Saving manufacturers time and money by improving their design and production processes is the mission of the manufacturing engineering centre at the University of Wales, Cardiff.
The centre, which has just received Pounds 2.5 million from the European Regional Development Fund uses computer modelling and computer-controlled machining methods to make in a day components that use to take up to six weeks to develop.
"We have produced a variety of products using this rapid prototyping technology, from watches to parts for the European Fighter Aircraft," said Duc Pham, the centre's director and Cardiff's professor of computer-controlled manufacture. "The computer builds up a model of the component in question, layer by layer. Then, when the model is complete a laser cuts the part according to the model's specification in either metal or plastic."

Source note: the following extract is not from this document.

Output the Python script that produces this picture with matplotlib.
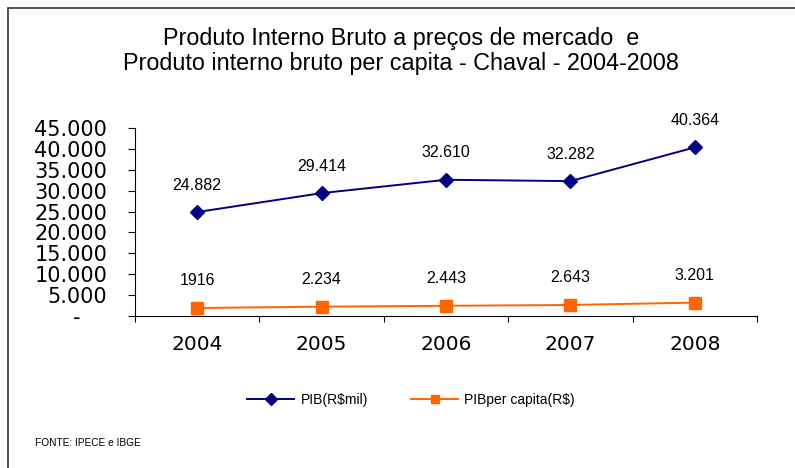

Another of the centre's specialities is using information technology to detect faults. In partnership with local company Seal Technology Systems it has developed computer vision technology for detecting faults in engine seals, a breakthrough which has enabled the company to win many new orders.
Computer-aided manufacturing technology is expensive. A single machine can cost Pounds 100,000, more than many small businesses can afford.
Such businesses can use the centre's equipment for a fee. Those with bigger budgets can get advice on buying and using computer aided design and rapid prototyping technology.
"Our work is not limited to small businesses, however," Professor Pham said. "We are working with IBM, for example, on pattern recognition and with Mitutoyo of Japan on precision measuring."
Professor Pham is also engaged in pure research, and has an academic team of 70 to support the centre's research and development projects.
His own particular interest is microelectronics and he is attempting to create an army of two-millimetre long silicon ants with integral microprocessors. He hopes these mini robots will one day be able to walk around and cooperate on simple taks such as finding a source of light.
Most of the centre's postgraduates are from overseas. Professor Pham says it is difficult to persuade British undergraduates to stay on at university to enhance their skills in PhD levels. But he insisted that advanced manufacturing is the future of engineering, and that British students and businesses need these skills if they are to compete effectively in the 21st century.